TASK MATERIAL >>
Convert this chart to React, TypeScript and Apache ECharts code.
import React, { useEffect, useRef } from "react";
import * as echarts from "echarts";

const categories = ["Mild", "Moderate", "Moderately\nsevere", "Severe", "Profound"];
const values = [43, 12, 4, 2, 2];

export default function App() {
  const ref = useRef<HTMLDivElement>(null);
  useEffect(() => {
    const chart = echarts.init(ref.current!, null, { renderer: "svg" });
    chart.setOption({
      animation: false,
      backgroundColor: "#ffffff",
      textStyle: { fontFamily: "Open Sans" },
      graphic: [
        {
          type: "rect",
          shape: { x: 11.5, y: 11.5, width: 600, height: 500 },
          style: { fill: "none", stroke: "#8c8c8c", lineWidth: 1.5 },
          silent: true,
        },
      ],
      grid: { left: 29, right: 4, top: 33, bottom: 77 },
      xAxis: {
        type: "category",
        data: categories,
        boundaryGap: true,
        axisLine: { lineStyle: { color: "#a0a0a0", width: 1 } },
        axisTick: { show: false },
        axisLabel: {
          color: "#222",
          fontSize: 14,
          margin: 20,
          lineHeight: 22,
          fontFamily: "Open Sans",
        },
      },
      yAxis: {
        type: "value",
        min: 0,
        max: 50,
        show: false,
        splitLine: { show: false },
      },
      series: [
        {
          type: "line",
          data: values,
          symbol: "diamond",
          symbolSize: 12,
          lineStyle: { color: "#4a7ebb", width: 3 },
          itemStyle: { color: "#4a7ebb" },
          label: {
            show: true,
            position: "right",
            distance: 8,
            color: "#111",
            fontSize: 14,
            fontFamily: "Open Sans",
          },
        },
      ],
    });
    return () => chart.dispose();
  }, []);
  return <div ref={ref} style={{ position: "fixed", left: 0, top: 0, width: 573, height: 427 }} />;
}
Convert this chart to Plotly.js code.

EXERCISE REQUIREMENTS >> Note every line above where the string "Convert" shows up, and copy those lines.

ANSWER TO THE TASK >>
Convert this chart to React, TypeScript and Apache ECharts code.
Convert this chart to Plotly.js code.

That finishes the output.